Plain smell authorized search of truck


Freddie Fultz was driving up I-55 through Pike County when he was pulled over by Highway Patrolman Elmo Townsend. Townsend was in Pike County on special detail to check for safety violations on eighteen wheeler trucks. He was working with another officer on a stop when Fultz passed them.

Trooper Townsend said he heard a loud banging noise as the truck passed. When it was safe for him to leave the scene being worked by the other trooper, Townsend pursued Fultz and pulled him over to check Fultz’s license, registration and the truck’s load.

Townsend testified that a strong odor of green marijuana was about Fultz’s person when Fultz approached. Trooper Townsend checked out the license and registration of the truck and its driver. He found them all to be satisfactory. He found the load to be loose as two of the chains holding the cargo had slack in them.

The loose load was making the loud banging noise when the truck initially passed the troopers. Townsend testified that as he walked to the front of the truck he again smelled the strong odor of green marijuana escaping from the truck’s cab. He completed his safety check and returned Fultz’s driver’s license to him.

Townsend then asked Fultz if he had anything illegal in the truck. Fultz answered no but Townsend said he could see a radar detector, which is illegal in a commercial vehicle, on the dashboard. The officer asked to see the inside of the “tractor and I’d like to take a look at his log books and bill of lading.”

Here is where the versions of the story diverge. Townsend testified that Fultz hopped into the truck on the driver’s side and leaned over to unlock the passenger side door to allow Townsend entry. Fultz says he did not consent to any search and he did not unlock the door for the trooper.

Townsend said he was struck by the pungent odor of green marijuana upon entering the cab of the truck. He went into the sleeper compartment, lifted the bed and found several bales of marijuana. When asked, Fultz denied any knowledge of the marijuana stating that he did not know what Townsend was talking about. At that point, Townsend handcuffed Fultz to the steering wheel and read him the Miranda warning.

Fultz was convicted of possession of marijuana with intent to distribute and sentenced to 30 years. On appeal, he argued the Trooper did not have probable cause to search the truck. MCOA affirmed.


The question is whether probable cause existed for the search based on the “plain smell” of green marijuana and/or the radar detector observed by Trooper Townsend. The radar detector was on the front dash. The packages of marijuana were wrapped in plastic wrap, then with fabric softener sheets and once again with plastic wrap. It was being stored in the sleeper section of the truck on the floor.
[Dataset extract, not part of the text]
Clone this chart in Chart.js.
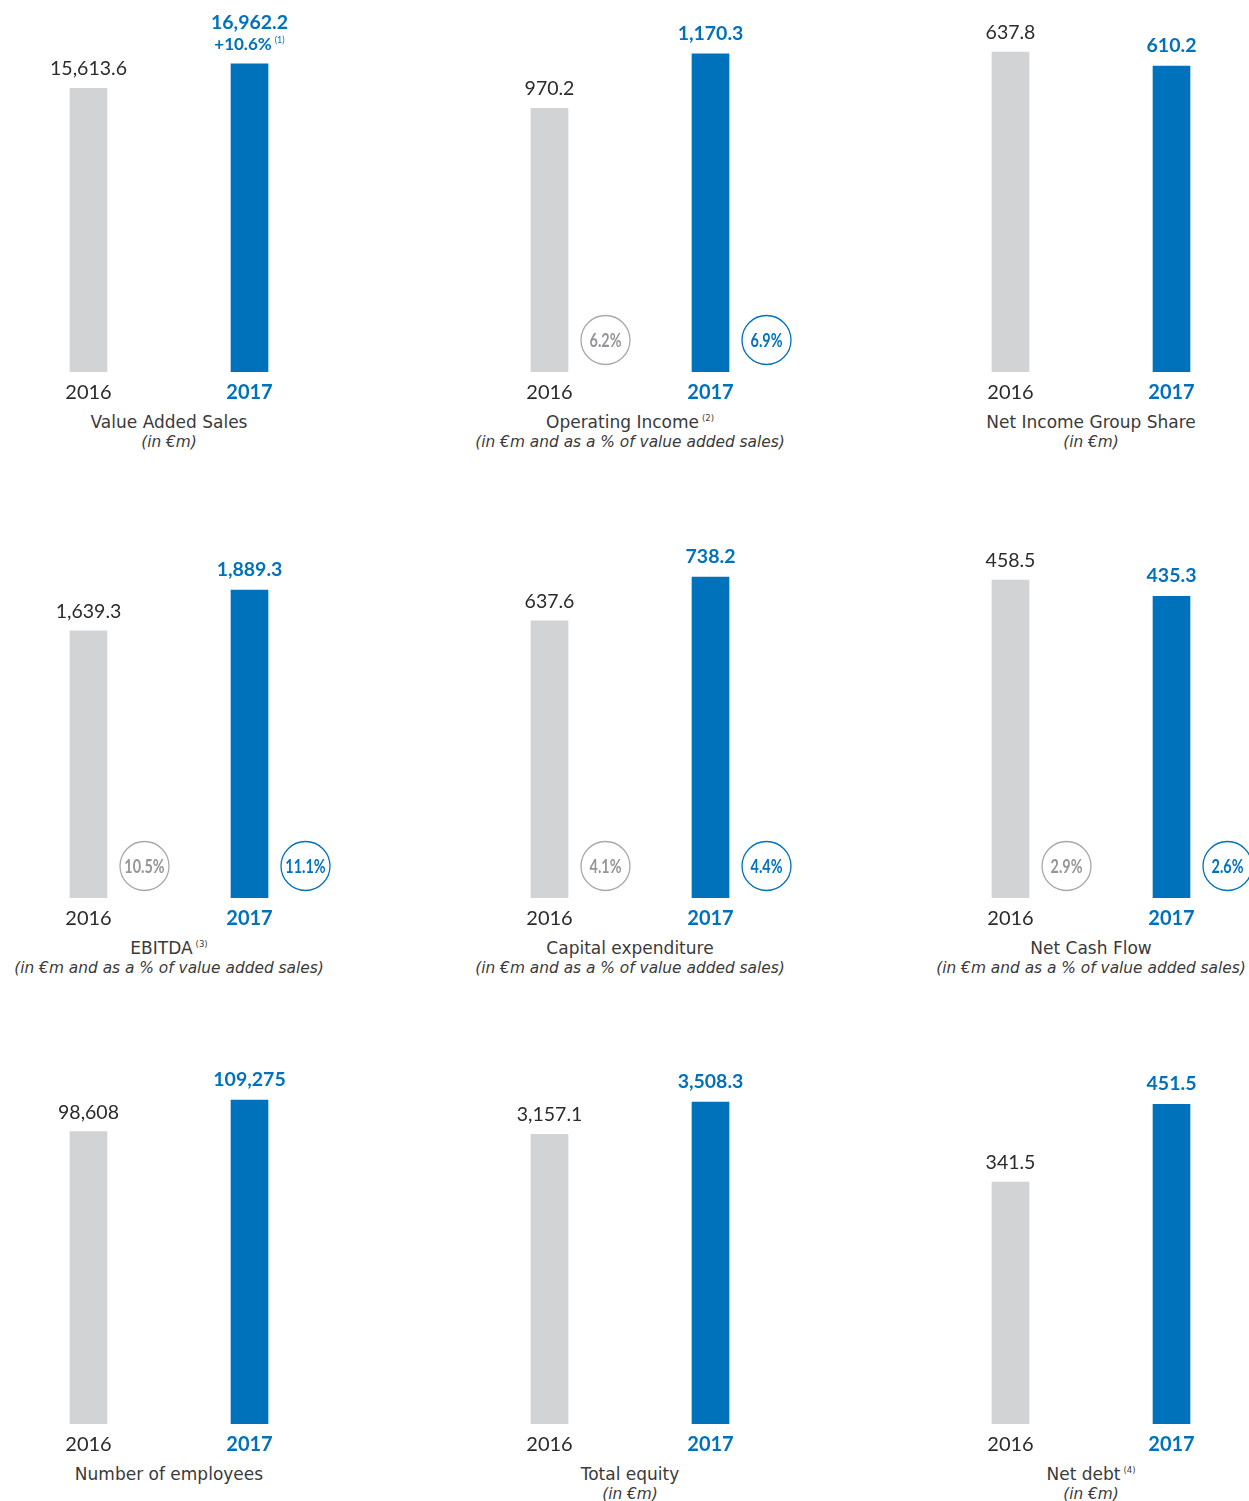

Fultz testified that he had been riding with the windows of his cab rolled up with little or no fresh air passing through. The radar detector was enough probable cause to open the door to the truck. When the truck door was open, Townsend said he smelled the marijuana. Did the scent of marijuana give Townsend probable cause to search the back portion of the cab of the truck?

At the suppression hearing the judge held that Townsend’s extensive training in drug enforcement classes over several years would have allowed Townsend to recognize the smell of unburned marijuana. Had this been a markedly smaller amount of marijuana, packaged in similar fashion, the likelihood that it would be fragrant enough to identify, without the help of the well trained drug sniffing dog, is slim.

This massive amount was held to be fragrant enough for Trooper Townsend to recognize. Townsend testified that there was so much that the smell was pungent enough to give him a headache while taking photographs of the stash. The trial court found that Townsend’s ability to identify green marijuana was acute enough to be able to detect nearly one hundred pounds of poorly wrapped marijuana which upheld the search and seizure.

In addition, Fultz is not afforded the same protections in a motor vehicle that one is afforded in one’s home. Strange v. State, 530 So. 2d 1336 (Miss. 1988) (the plain smell corollary to plain view would not save the State from an illegal seizure of marijuana found in the home where privacy interests are highest).

Finally Fultz’s reasoning for suppression is flawed even though the language in Miss. Code Ann § 63- 13-21 (Rev. 2001) that the authority to make safety inspections is limited to the inspection for mechanical defects and shall not authorize the search of the vehicle or the occupants for any other purpose without due process of law, makes the seizure of the marijuana unlawful.

Proof of his flawed reasoning is found in Jones v. State, 761 So. 2d 907 (Miss. Ct. App. 2000). In Jones, this court held that the rules of evidence control the admissibility of evidence in judicial proceedings. The rules are subject to any constitutional concerns that might come into play, and not according to the dictates of legislative enactments. (Put another way, the court decides whether items are admissible or suppressed, not the legislature.)